There are always trade-offs. A rushed restoration may reduce headline downtime but leave persistence mechanisms behind. A slower, cleaner rebuild can protect the business from a repeat event, but it has an immediate operational cost. For small businesses, that tension is real because every extra hour offline affects revenue, payroll, service levels, and customer confidence.
The direct financial hit included emergency response, lost trading time, device rebuilds, and management time diverted from the business. The indirect cost was harder to measure but just as real: delayed projects, supplier friction, and a week of uncertainty that distracted staff across all sites.
What actually failed
It would be easy to frame this as “staff clicked a bad email”, but that is far too simple. Staff mistakes happen. Good systems are designed on the assumption that humans are fallible.
The real failures were layered. Security monitoring was not active enough to catch the warning signs early. Authentication controls were inconsistent. Backup design had not been tested against a ransomware scenario. Support arrangements were fragmented, so the response started with too much time spent figuring out who owned what.
That last point is where many SMEs get caught. They may have one supplier for internet, another for hardware, another for security software, and a local technician for general support. Each part may be reasonable on its own. During an incident, though, gaps open between vendors, and the business pays for the delay.
What changed after the incident
The post-incident work was not glamorous, but it was effective. The company standardised multi-factor authentication, removed stale accounts, segmented networks between sites and critical systems, and moved to monitored endpoint detection rather than basic alerting. Backup architecture was redesigned so recovery copies were isolated, regularly tested, and aligned to actual business priorities.
Just as importantly, the business simplified accountability. Instead of treating broadband, firewalls, endpoints, backups, and support as separate conversations, it moved towards an integrated operating model. That does not mean every business needs the same stack or the same spend. It means someone needs end-to-end responsibility for keeping the business online, protected, and recoverable.
For operationally busy SMEs, that model is often the difference between a contained incident and a prolonged outage.

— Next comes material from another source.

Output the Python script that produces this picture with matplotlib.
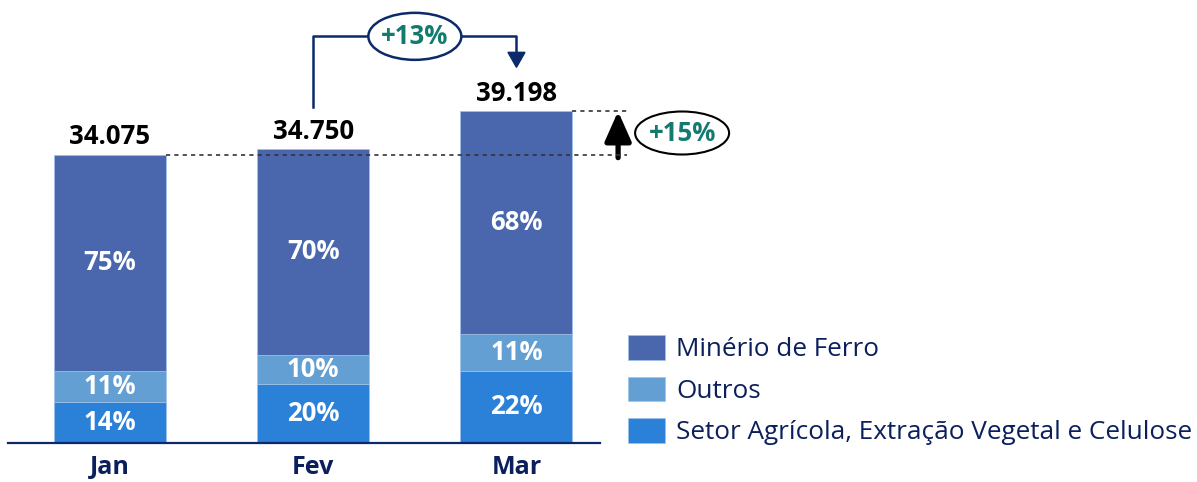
import matplotlib.pyplot as plt
import numpy as np
from matplotlib.patches import Ellipse

plt.rcParams['font.family'] = ['Open Sans', 'DejaVu Sans']

# data
months = ['Jan', 'Fev', 'Mar']
totals = [34075, 34750, 39198]
total_labels = ['34.075', '34.750', '39.198']
# share of each month's total, from bottom of bar to top
setor_pct = [14, 20, 22]
outros_pct = [11, 10, 11]
minerio_pct = [75, 70, 68]
series_names = ['Setor Agrícola, Extração Vegetal e Celulose', 'Outros', 'Minério de Ferro']
growth_labels = ['+13%', '+15%']  # Fev -> Mar, Jan -> Mar

colors = ['#2b80d8', '#639fd3', '#4a67ae']
navy = '#0b2a6b'
text_navy = '#0a1f5c'
teal = '#137a70'

W, H = 1197, 482
fig = plt.figure(figsize=(W / 100, H / 100), dpi=100)
ax = fig.add_axes([8 / W, 39.3 / H, 592 / W, 442.7 / H])
ax.set_xlim(-0.502, 2.411)
ax.set_ylim(0, 52370)

# size of one pixel in data units, used for the annotation offsets
upp = 52370 / 442.7
xpp = 2.913 / 592

x = np.arange(len(months))
width = 0.551
shares = np.array([setor_pct, outros_pct, minerio_pct], dtype=float)
heights = shares / shares.sum(axis=0) * np.array(totals)

bottoms = np.zeros(len(months))
handles = []
for h, pct, name, c in zip(heights, shares, series_names, colors):
    b = ax.bar(x, h, width, bottom=bottoms, color=c, label=name,
               edgecolor='#9fc3ea', linewidth=0.5)
    handles.append(b)
    for xi, b0, hi, p in zip(x, bottoms, h, pct):
        ax.text(xi, b0 + hi / 2, '%d%%' % p, ha='center', va='center',
                color='white', fontsize=18.5, fontweight='bold')
    bottoms += h

# totals on top of the bars
for xi, tot, lbl in zip(x, totals, total_labels):
    ax.annotate(lbl, (xi, tot), xytext=(0, 7.5), textcoords='offset points',
                ha='center', va='baseline', fontsize=18.5, fontweight='bold',
                color='black')

for s in ['top', 'left', 'right']:
    ax.spines[s].set_visible(False)
ax.spines['bottom'].set_color(navy)
ax.spines['bottom'].set_linewidth(1.6)
ax.set_yticks([])
ax.set_xticks(x, months)
ax.tick_params(axis='x', length=0, pad=9)
for t in ax.get_xticklabels():
    t.set_fontsize(18)
    t.set_fontweight('bold')
    t.set_color(text_navy)

# bracket Fev -> Mar with +13%
top_y = totals[2] + 75 * upp
tip_y = totals[2] + 44 * upp
ax.plot([x[1], x[1], x[2], x[2]],
        [totals[1] + 42 * upp, top_y, top_y, tip_y + 14 * upp],
        color=navy, lw=1.8, clip_on=False, zorder=4)
ax.fill([x[2] - 8.5 * xpp, x[2] + 8.5 * xpp, x[2]],
        [tip_y + 15 * upp, tip_y + 15 * upp, tip_y],
        color=navy, clip_on=False, zorder=4)
e1 = Ellipse(((x[1] + x[2]) / 2, top_y), 93 * xpp, 47 * upp, facecolor='white',
             edgecolor=navy, lw=1.8, clip_on=False, zorder=5)
ax.add_patch(e1)
ax.text((x[1] + x[2]) / 2, top_y, growth_labels[0], ha='center', va='center',
        color=teal, fontsize=18.5, fontweight='bold', zorder=6)

# dashed levels Jan -> Mar with +15%
right_x = x[2] + 0.544
ax.plot([x[0] + width / 2, right_x], [totals[0]] * 2, ls=(0, (2.5, 2.5)),
        color='#333333', lw=1.2, clip_on=False, zorder=4)
ax.plot([x[2] + width / 2, right_x], [totals[2]] * 2, ls=(0, (2.5, 2.5)),
        color='#333333', lw=1.2, clip_on=False, zorder=4)
arrow_x = x[2] + 0.5
ax.annotate('', xy=(arrow_x, totals[2]), xytext=(arrow_x, totals[0] - 3 * upp),
            arrowprops=dict(arrowstyle='-|>,head_width=0.4,head_length=0.9',
                            lw=3.8, color='black', mutation_scale=20,
                            shrinkA=0, shrinkB=0, capstyle='round'),
            annotation_clip=False)
mid_y = (totals[0] + totals[2]) / 2
e2 = Ellipse((x[2] + 0.815, mid_y), 94 * xpp, 43 * upp, facecolor='white',
             edgecolor='black', lw=1.5, clip_on=False, zorder=5)
ax.add_patch(e2)
ax.text(x[2] + 0.815, mid_y, growth_labels[1], ha='center', va='center',
        color=teal, fontsize=18.5, fontweight='bold', zorder=6)

fig.legend(handles=handles[::-1], labels=series_names[::-1], loc='upper left',
           bbox_to_anchor=(628 / W, (H - 335) / H), frameon=False,
           borderpad=0, borderaxespad=0, fontsize=18.8, handlelength=1.43,
           handleheight=1.08, handletextpad=0.42, labelspacing=0.55,
           labelcolor=text_navy)

plt.savefig('out.png', dpi=100)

A single partner approach reduces handoffs, shortens escalation paths, and makes it easier to set sensible recovery targets. That is especially relevant for multi-site businesses where connectivity, payments, and staff access all depend on systems working together.
What small businesses should take from this case study ransomware recovery for small business
The lesson is not that every business needs enterprise-scale security. It is that smaller businesses need joined-up protection that matches how they actually operate. If you rely on shared files, cloud apps, card payments, remote access, and multiple sites, then your recovery plan has to cover all of that – not just the server room.
Start with a blunt question: if ransomware hit at 8:17 tomorrow morning, who would coordinate the response, who would isolate affected systems, who would verify backups, and how would you keep trading while recovery happens? If the answer involves calling three or four providers and hoping they cooperate quickly, there is work to do.
The most resilient small businesses are not the ones with the fanciest tools. They are the ones with clear ownership, monitored controls, tested backups, and support they can actually reach when things go wrong. That is where practical resilience comes from.
Technology should make life easier, not leave you negotiating with criminals while trying to keep the doors open. The right time to fix recovery is before you need it.